▶ Problem description:
Report the number of lines in the entries below that include the word "diagram", and nothing else.

▶ Data in this exercise:

((

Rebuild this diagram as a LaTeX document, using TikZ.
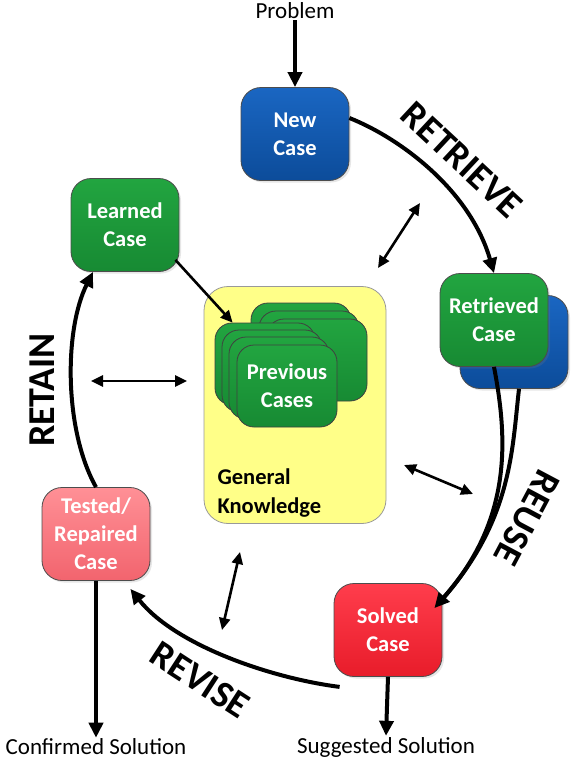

))
((

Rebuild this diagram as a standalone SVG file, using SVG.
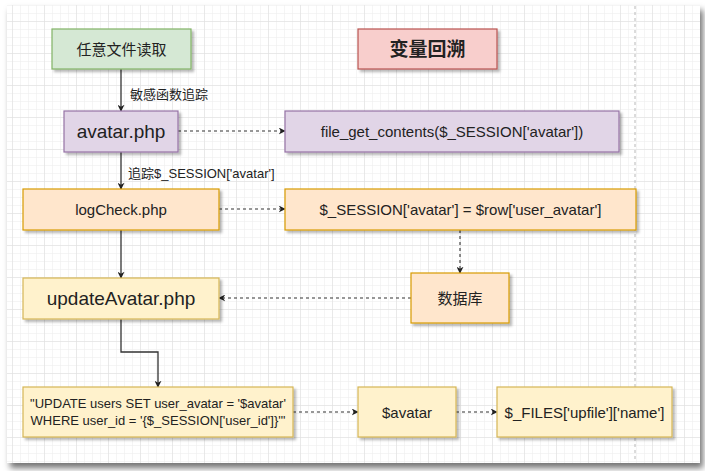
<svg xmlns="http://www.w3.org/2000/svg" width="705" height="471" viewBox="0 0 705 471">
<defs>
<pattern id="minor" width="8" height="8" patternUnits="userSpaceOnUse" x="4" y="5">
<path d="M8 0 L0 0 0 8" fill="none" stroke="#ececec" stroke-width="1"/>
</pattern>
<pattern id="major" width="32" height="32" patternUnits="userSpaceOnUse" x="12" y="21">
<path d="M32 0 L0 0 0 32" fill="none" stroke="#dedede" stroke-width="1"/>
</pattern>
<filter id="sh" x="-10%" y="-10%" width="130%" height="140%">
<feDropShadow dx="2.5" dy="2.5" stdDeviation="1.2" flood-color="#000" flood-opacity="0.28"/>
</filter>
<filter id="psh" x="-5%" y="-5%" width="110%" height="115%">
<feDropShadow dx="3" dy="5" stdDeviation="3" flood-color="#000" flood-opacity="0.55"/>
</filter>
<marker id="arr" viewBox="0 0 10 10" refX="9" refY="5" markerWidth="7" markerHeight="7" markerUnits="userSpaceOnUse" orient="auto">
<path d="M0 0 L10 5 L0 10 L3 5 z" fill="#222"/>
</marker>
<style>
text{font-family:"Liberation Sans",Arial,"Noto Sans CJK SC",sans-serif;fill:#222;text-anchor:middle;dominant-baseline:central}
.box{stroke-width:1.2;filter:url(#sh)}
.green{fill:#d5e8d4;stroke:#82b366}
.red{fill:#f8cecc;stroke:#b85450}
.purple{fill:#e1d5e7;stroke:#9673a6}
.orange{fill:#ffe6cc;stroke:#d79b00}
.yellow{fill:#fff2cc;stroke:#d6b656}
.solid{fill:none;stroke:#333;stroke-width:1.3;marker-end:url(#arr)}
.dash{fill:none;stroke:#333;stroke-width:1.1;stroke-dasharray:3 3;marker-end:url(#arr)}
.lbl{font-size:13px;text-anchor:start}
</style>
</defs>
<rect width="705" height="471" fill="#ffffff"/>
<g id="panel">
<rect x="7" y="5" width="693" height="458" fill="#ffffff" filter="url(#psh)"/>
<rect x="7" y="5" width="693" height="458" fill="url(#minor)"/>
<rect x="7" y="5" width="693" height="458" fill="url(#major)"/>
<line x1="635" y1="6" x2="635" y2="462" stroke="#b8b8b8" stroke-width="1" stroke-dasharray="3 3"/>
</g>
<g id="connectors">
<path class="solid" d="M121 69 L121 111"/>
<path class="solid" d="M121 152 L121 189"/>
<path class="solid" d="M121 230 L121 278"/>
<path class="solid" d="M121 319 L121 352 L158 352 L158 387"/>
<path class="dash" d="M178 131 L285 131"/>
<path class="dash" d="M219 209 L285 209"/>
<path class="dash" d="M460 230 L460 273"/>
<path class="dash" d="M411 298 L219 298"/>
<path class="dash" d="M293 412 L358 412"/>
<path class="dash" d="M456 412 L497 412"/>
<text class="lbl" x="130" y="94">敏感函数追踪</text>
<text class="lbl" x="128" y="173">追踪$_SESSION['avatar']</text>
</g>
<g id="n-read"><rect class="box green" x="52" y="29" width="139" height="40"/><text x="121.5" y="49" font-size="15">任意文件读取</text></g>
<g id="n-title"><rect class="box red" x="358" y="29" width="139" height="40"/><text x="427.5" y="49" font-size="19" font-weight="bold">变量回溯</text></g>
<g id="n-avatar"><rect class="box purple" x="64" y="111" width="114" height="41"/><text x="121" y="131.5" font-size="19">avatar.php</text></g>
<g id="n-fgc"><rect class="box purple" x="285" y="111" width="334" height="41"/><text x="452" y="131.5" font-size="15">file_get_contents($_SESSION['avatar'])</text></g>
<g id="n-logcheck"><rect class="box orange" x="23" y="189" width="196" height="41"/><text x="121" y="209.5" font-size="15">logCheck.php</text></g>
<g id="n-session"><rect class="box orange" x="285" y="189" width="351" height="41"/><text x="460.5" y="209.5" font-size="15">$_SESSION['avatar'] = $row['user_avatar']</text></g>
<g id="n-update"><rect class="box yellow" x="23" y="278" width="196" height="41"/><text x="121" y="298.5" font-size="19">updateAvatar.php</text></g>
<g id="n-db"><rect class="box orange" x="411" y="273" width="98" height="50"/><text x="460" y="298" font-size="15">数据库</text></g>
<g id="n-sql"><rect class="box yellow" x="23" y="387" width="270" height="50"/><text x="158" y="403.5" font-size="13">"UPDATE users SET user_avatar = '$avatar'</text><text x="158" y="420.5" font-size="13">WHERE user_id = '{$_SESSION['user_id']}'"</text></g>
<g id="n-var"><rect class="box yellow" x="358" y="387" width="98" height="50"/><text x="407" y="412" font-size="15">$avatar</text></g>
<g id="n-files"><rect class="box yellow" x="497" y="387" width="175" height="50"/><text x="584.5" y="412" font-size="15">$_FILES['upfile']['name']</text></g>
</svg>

))

▶ Solution:
2